An ionic crystal [Cr₃O(OOCCF₃)₆(H₂O)₃]₃[α-PW₁₂O₄₀]·8CH₃COCH₃·8H₂O·CHCl₃ [Ia] was synthesized by the complexation of a fluorine-substituted macrocation with a phosphododecatungstate. Compound Ia possessed a layered structure with an interlayer distance of ca. 3.5 Å, and the inner surface of the layer was decorated with CF₃ groups of the macrocations. The solvent molecules (acetone and chloroform) spontaneously desorbed and exchanged with water under an ambient atmosphere and a hydrated phase [Cr₃O(OOCCF₃)₆(H₂O)₃]₃[α-PW₁₂O₄₀]·25H₂O [Ib] was formed. The water molecules were partially desorbed by the treatment of Ibin vacuo or under a dry N₂ or He flow at 298–303 K, and [Cr₃O(OOCCF₃)₆(H₂O)₃]₃[α-PW₁₂O₄₀]·15H₂O [Ic] was formed. The powder XRD pattern of Ic well agreed with that calculated for Ia, showing that the structure was maintained after the exchange and partial desorption of guests.
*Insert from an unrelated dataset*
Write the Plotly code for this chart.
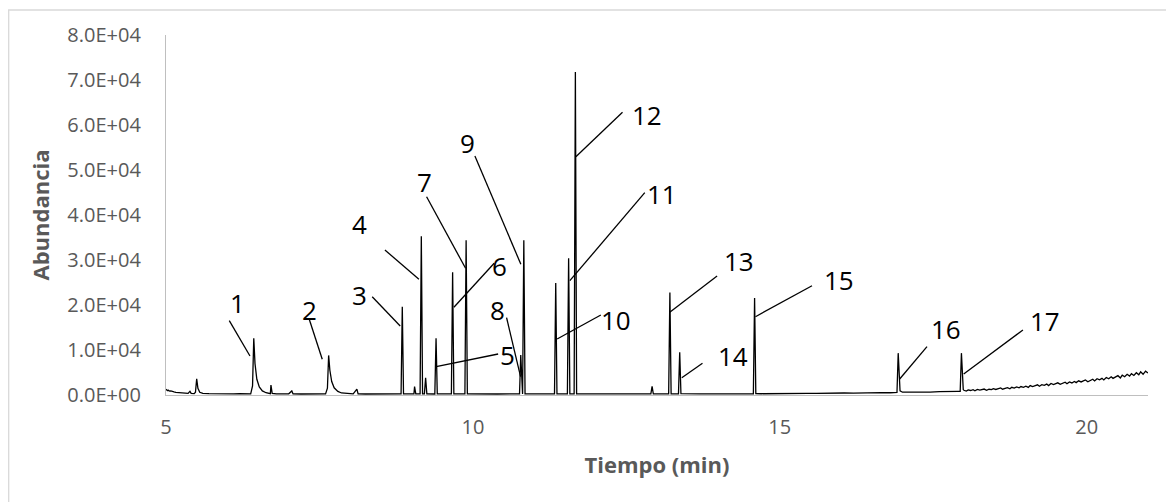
import plotly.graph_objects as go

# ---------------- data ----------------
time_min = [
    5.00, 5.02, 5.04, 5.06, 5.08, 5.10, 5.13, 5.16, 5.20, 5.24, 5.28, 5.32, 5.36, 5.39, 5.41,
    5.46, 5.48, 5.50, 5.52, 5.55, 5.60, 5.70, 5.80, 5.90, 6.00, 6.10, 6.20, 6.30, 6.38,
    6.41, 6.43, 6.45, 6.48, 6.52, 6.57, 6.63, 6.70, 6.71, 6.73, 6.80, 6.90, 7.00, 7.05, 7.07,
    7.20, 7.35, 7.50, 7.60, 7.63, 7.65, 7.67, 7.70, 7.74, 7.80, 7.86, 7.95, 8.05, 8.11, 8.13,
    8.25, 8.40, 8.55, 8.70, 8.83, 8.85, 8.87, 8.98, 9.04, 9.05, 9.07, 9.14, 9.16, 9.18, 9.21,
    9.23, 9.25, 9.38, 9.40, 9.42, 9.65, 9.67, 9.69, 9.87, 9.89, 9.91, 10.00, 10.20, 10.40,
    10.60, 10.76, 10.78, 10.80, 10.81, 10.83, 10.85, 11.00, 11.20, 11.33, 11.35, 11.37,
    11.54, 11.56, 11.58, 11.65, 11.67, 11.69, 11.80, 12.00, 12.30, 12.60, 12.90, 12.92,
    12.94, 13.10, 13.19, 13.21, 13.23, 13.35, 13.37, 13.39, 13.50, 13.70, 13.90, 14.10,
    14.30, 14.50, 14.57, 14.59, 14.61, 14.70, 14.85, 15.00, 15.15, 15.30, 15.45, 15.60,
    15.75, 15.90, 16.05, 16.20, 16.35, 16.50, 16.65, 16.80, 16.91, 16.93, 16.96, 17.00,
    17.15, 17.30, 17.45, 17.60, 17.75, 17.90, 17.94, 17.96, 17.99,
    18.00, 18.04, 18.07, 18.11, 18.15, 18.18, 18.22, 18.26, 18.30, 18.33, 18.37, 18.41,
    18.45, 18.48, 18.52, 18.56, 18.60, 18.63, 18.67, 18.71, 18.75, 18.78, 18.82, 18.86,
    18.90, 18.93, 18.97, 19.01, 19.05, 19.08, 19.12, 19.16, 19.20, 19.23, 19.27, 19.31,
    19.35, 19.38, 19.42, 19.46, 19.50, 19.53, 19.57, 19.61, 19.65, 19.68, 19.72, 19.76,
    19.80, 19.83, 19.87, 19.91, 19.95, 19.98, 20.02, 20.06, 20.10, 20.13, 20.17, 20.21,
    20.25, 20.28, 20.32, 20.36, 20.40, 20.43, 20.47, 20.51, 20.55, 20.58, 20.62, 20.66,
    20.70, 20.73, 20.77, 20.81, 20.85, 20.88, 20.92, 20.96, 21.00,
]
abundance = [
    1300, 1000, 1050, 850, 900, 750, 700, 600, 550, 450, 400, 420, 350, 800, 350,
    300, 600, 3600, 1500, 600, 350, 300, 250, 300, 250, 230, 280, 240, 260,
    2000, 12600, 7000, 3500, 1800, 900, 500, 280, 2200, 350, 260, 220, 260, 900, 250,
    220, 260, 220, 250, 1500, 8800, 5500, 3000, 1600, 800, 450, 300, 250, 1300, 250,
    220, 250, 220, 250, 230, 19600, 250, 230, 240, 1850, 250, 240, 35300, 250, 240,
    3850, 250, 230, 12600, 250, 230, 27300, 250, 240, 34400, 250, 220, 250, 220,
    250, 240, 8900, 400, 250, 34400, 250, 240, 220, 240, 24900, 250,
    240, 30400, 260, 250, 71800, 260, 240, 220, 250, 240, 230, 1900,
    250, 230, 240, 22800, 260, 250, 9500, 300, 240, 270, 240, 280,
    260, 290, 280, 21550, 330, 280, 320, 290, 340, 310, 370, 350,
    410, 380, 450, 420, 490, 460, 530, 500, 560, 9300, 900, 620,
    580, 680, 640, 740, 700, 800, 820, 9300, 1200,
    1050, 880, 1120, 1000, 1180, 940, 1230, 1080, 1150, 1320, 1060, 1280,
    1190, 1420, 1230, 1380, 1560, 1290, 1500, 1640, 1380, 1700, 1520, 1810,
    1600, 1880, 1720, 1950, 1680, 2100, 1860, 2050, 2260, 1940, 2310, 2150,
    2420, 2100, 2560, 2320, 2480, 2700, 2360, 2650, 2840, 2500, 2900, 2680,
    3020, 2750, 3150, 2900, 3080, 3350, 2950, 3300, 3500, 3120, 3620, 3380,
    3700, 3350, 3900, 3600, 4050, 3700, 3950, 4300, 3800, 4400, 4050, 4600,
    4200, 4750, 4350, 4950, 4500, 5150, 4600, 5300, 4900,
]

peak_labels = ["1", "2", "3", "4", "5", "6", "7", "8", "9",
               "10", "11", "12", "13", "14", "15", "16", "17"]

y_tick_values = [0, 10000, 20000, 30000, 40000, 50000, 60000, 70000, 80000]
x_tick_values = [5, 10, 15, 20]

# ---------------- label layout (data coordinates) ----------------
label_pos = [(6.164, 20444), (7.345, 18889), (8.160, 22222), (8.160, 38111),
             (10.570, 8889), (10.440, 28667), (9.218, 47400), (10.399, 18889),
             (9.910, 56111), (12.340, 16667), (13.078, 44667), (12.842, 62222),
             (14.332, 29778), (14.243, 8778), (15.961, 25556), (17.715, 14667),
             (19.316, 16444)]
leader_lines = [((6.031, 16511), (6.368, 8667)), ((7.334, 16822), (7.546, 7933)),
                ((8.360, 21844), (8.816, 15333)), ((8.567, 32222), (9.121, 25711)),
                ((10.412, 9111), (9.402, 6289)), ((10.347, 29267), (9.691, 19489)),
                ((9.246, 44067), (9.881, 28156)), ((10.549, 17178), (10.777, 4067)),
                ((10.033, 53111), (10.782, 29044)), ((12.085, 17778), (11.373, 12444)),
                ((12.801, 44956), (11.580, 25400)), ((12.438, 62822), (11.678, 52956)),
                ((13.979, 26444), (13.208, 18378)), ((13.741, 7044), (13.404, 3844)),
                ((15.526, 24289), (14.604, 17400)), ((17.399, 10733), (16.954, 3556)),
                ((18.962, 14444), (17.997, 4667))]

FONT = "Open Sans"
GRAY = "#595959"

fig = go.Figure()
fig.add_trace(go.Scatter(x=time_min, y=abundance, mode="lines",
                         line=dict(color="black", width=1.3), hoverinfo="skip",
                         showlegend=False))

shapes = []
for (x0, y0), (x1, y1) in leader_lines:
    shapes.append(dict(type="line", xref="x", yref="y", x0=x0, y0=y0, x1=x1, y1=y1,
                       line=dict(color="black", width=1.3)))
# outer chart border (page body has an 8px margin)
shapes.append(dict(type="rect", xref="paper", yref="paper", x0=-0.1602, y0=-0.5,
                   x1=1.2, y1=1.0694, line=dict(color="#d9d9d9", width=1.3),
                   layer="below"))

annotations = []
for txt, (x, y) in zip(peak_labels, label_pos):
    annotations.append(dict(x=x, y=y, xref="x", yref="y", text=txt, showarrow=False,
                            font=dict(family=FONT, size=26, color="black"),
                            xanchor="center", yanchor="middle"))

fig.update_layout(
    width=1166, height=494,
    margin=dict(l=158, r=26, t=27, b=107),
    paper_bgcolor="white", plot_bgcolor="white",
    shapes=shapes, annotations=annotations,
    xaxis=dict(range=[5, 21], tickvals=x_tick_values,
               ticktext=[str(v) for v in x_tick_values],
               showgrid=False, zeroline=False, showline=True, linecolor="#bfbfbf",
               linewidth=1.3, ticks="", ticklabelstandoff=14,
               tickfont=dict(family=FONT, size=20, color=GRAY),
               title=dict(text="<b>Tiempo (min)</b>", standoff=18,
                          font=dict(family=FONT, size=22, color=GRAY))),
    yaxis=dict(range=[0, 80000], tickvals=y_tick_values,
               ticktext=[f"{v:.1E}" for v in y_tick_values],
               showgrid=False, zeroline=False, showline=True, linecolor="#bfbfbf",
               linewidth=1.3, ticks="", ticklabelstandoff=20,
               tickfont=dict(family=FONT, size=20, color=GRAY),
               title=dict(text="<b>Abundancia</b>", standoff=11,
                          font=dict(family=FONT, size=22, color=GRAY))),
)

fig.write_html("out.html")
Compound Ic sorbed CO₂ and unsaturated hydrocarbons, while saturated hydrocarbons such as ethane and methane were almost excluded despite the similar kinetic diameters. Acetylene/methane, CO₂/methane, and ethylene/ethane sorption ratios were 13, 15, and 4.9, respectively, at 198 K and 100 kPa. Typical Monte Carlo-based optimized geometries of acetylene and CO₂ showed different alignments in the structure of Ic despite the similar amounts of sorption and molecular sizes. Acetylene and CO₂ were aligned mainly parallel and perpendicular, respectively, to the layer, which is probably due to the differences in the electron density distributions of the HOMO orbitals.